Goal:
Restate each line word for word. Leave out every picture.

Dataset extract:
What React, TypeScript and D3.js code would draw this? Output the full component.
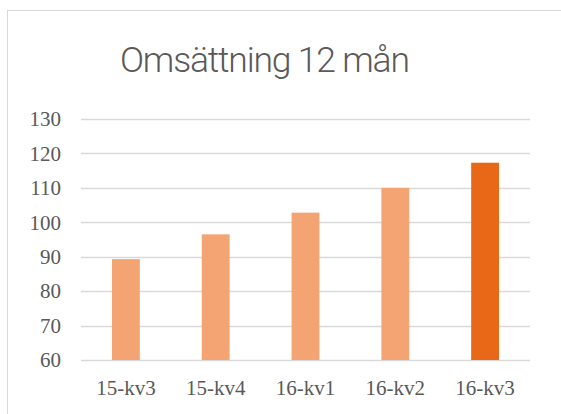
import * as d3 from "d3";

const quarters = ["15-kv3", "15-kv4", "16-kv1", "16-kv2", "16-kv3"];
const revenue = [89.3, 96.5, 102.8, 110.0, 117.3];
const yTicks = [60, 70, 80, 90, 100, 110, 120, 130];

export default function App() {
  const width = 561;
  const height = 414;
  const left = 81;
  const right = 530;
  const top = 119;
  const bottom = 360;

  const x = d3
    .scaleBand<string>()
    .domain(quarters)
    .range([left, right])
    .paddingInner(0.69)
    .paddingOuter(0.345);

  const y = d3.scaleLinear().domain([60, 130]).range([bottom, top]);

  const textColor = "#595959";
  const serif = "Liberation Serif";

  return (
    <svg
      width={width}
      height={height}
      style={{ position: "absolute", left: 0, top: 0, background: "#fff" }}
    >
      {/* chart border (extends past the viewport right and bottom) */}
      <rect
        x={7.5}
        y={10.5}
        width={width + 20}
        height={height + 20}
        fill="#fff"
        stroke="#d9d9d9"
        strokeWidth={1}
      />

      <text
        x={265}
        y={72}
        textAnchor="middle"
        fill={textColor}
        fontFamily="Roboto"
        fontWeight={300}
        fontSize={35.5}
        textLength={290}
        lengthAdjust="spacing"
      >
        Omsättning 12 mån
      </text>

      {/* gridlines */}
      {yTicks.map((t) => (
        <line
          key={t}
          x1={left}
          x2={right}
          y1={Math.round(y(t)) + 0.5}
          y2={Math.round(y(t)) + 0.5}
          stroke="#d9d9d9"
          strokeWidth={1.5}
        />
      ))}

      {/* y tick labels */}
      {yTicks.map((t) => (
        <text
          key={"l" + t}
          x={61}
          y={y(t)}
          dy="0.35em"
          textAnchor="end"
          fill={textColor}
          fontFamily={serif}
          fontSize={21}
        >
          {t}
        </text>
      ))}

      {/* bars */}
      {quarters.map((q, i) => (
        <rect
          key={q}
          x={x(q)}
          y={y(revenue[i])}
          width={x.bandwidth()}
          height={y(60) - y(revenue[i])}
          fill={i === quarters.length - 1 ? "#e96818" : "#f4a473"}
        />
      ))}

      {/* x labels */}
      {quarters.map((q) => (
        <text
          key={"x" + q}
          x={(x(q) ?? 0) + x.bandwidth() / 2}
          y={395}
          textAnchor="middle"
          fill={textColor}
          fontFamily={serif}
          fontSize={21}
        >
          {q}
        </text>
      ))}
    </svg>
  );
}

Output for this exercise:
What React, TypeScript and D3.js code would draw this? Output the full component.
import * as d3 from "d3";

const quarters = ["15-kv3", "15-kv4", "16-kv1", "16-kv2", "16-kv3"];
const revenue = [89.3, 96.5, 102.8, 110.0, 117.3];
const yTicks = [60, 70, 80, 90, 100, 110, 120, 130];

export default function App() {
  const width = 561;
  const height = 414;
  const left = 81;
  const right = 530;
  const top = 119;
  const bottom = 360;

  const x = d3
    .scaleBand<string>()
    .domain(quarters)
    .range([left, right])
    .paddingInner(0.69)
    .paddingOuter(0.345);

  const y = d3.scaleLinear().domain([60, 130]).range([bottom, top]);

  const textColor = "#595959";
  const serif = "Liberation Serif";

  return (
    <svg
      width={width}
      height={height}
      style={{ position: "absolute", left: 0, top: 0, background: "#fff" }}
    >
      {/* chart border (extends past the viewport right and bottom) */}
      <rect
        x={7.5}
        y={10.5}
        width={width + 20}
        height={height + 20}
        fill="#fff"
        stroke="#d9d9d9"
        strokeWidth={1}
      />

      <text
        x={265}
        y={72}
        textAnchor="middle"
        fill={textColor}
        fontFamily="Roboto"
        fontWeight={300}
        fontSize={35.5}
        textLength={290}
        lengthAdjust="spacing"
      >
        Omsättning 12 mån
      </text>

      {/* gridlines */}
      {yTicks.map((t) => (
        <line
          key={t}
          x1={left}
          x2={right}
          y1={Math.round(y(t)) + 0.5}
          y2={Math.round(y(t)) + 0.5}
          stroke="#d9d9d9"
          strokeWidth={1.5}
        />
      ))}

      {/* y tick labels */}
      {yTicks.map((t) => (
        <text
          key={"l" + t}
          x={61}
          y={y(t)}
          dy="0.35em"
          textAnchor="end"
          fill={textColor}
          fontFamily={serif}
          fontSize={21}
        >
          {t}
        </text>
      ))}

      {/* bars */}
      {quarters.map((q, i) => (
        <rect
          key={q}
          x={x(q)}
          y={y(revenue[i])}
          width={x.bandwidth()}
          height={y(60) - y(revenue[i])}
          fill={i === quarters.length - 1 ? "#e96818" : "#f4a473"}
        />
      ))}

      {/* x labels */}
      {quarters.map((q) => (
        <text
          key={"x" + q}
          x={(x(q) ?? 0) + x.bandwidth() / 2}
          y={395}
          textAnchor="middle"
          fill={textColor}
          fontFamily={serif}
          fontSize={21}
        >
          {q}
        </text>
      ))}
    </svg>
  );
}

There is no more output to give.